I am slowly being forced to take a deep look at where I am going in the future. This scares me. For years I always knew what the next step was. High school it was college. College it was a job. Start the job, start my graduate degree. Halfway through the masters degree, well, I'm here on the edge trying to figure out what I am doing.
Death defying life leap time.
I have some ideas of what I want to do. I want to stay in the space industry. I love what I do. But then I have to toss in the questions. Do I want to stay in Denver? Do I want to be a big system person or a detail person? Do I want to focus on one system or a vehicle? Do I want to even work on the vehicle? These are just the tip of the iceberg.
The most important one and the scariest one for me: will I always be an engineer? I worked for years to become an engineer. I am getting my masters in engineering. Engineering is no walk in the park. I also chose to always take the routes that would challenge me. Am I OK with giving up a part of who I am?
At this point I know a few things: I need to work with people, I am an integration person, and I may not always do hard core engineering, but I will always be an engineer. That is a stain you can never rub off.
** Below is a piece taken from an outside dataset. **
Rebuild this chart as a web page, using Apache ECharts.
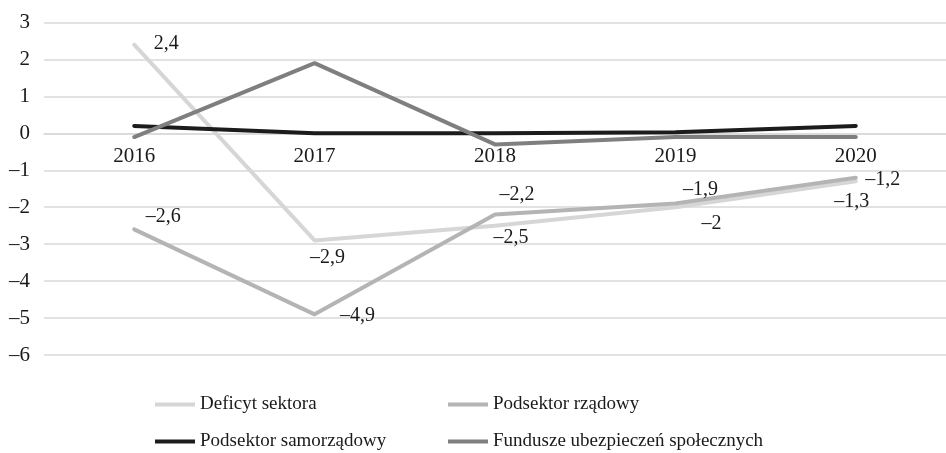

The leaps of faith I will be taking in the next few years will define my trajectory. I used to say that I was going to figure everything out once I finished my masters but it is sounding like I may need to make choices faster than that. Right now it just may be small leaps of faith. Leaps that I am going in the right direction. If I had to answer now what I wanted to do when I grow up, I could tell you. It may change though. I haven't seen enough. I don't know enough. This is where the faith comes into play.
Have a little faith it will work out and my death defying life leaps will lead to many nights of dancing in the moonlight.
"Death Defying Life Leaps" and "Dancing in the moonlight" phrasing is from Tajar Tales by Jane Shaw Ward. Do you know what a Tajar is? Well, it is something like a tiger, something like a badger, and something like a jaguar. If you should seem him once you'd forget what he looked like. But if you should see him twice you'd forget to forget what he looked like, and that would be quite fatal.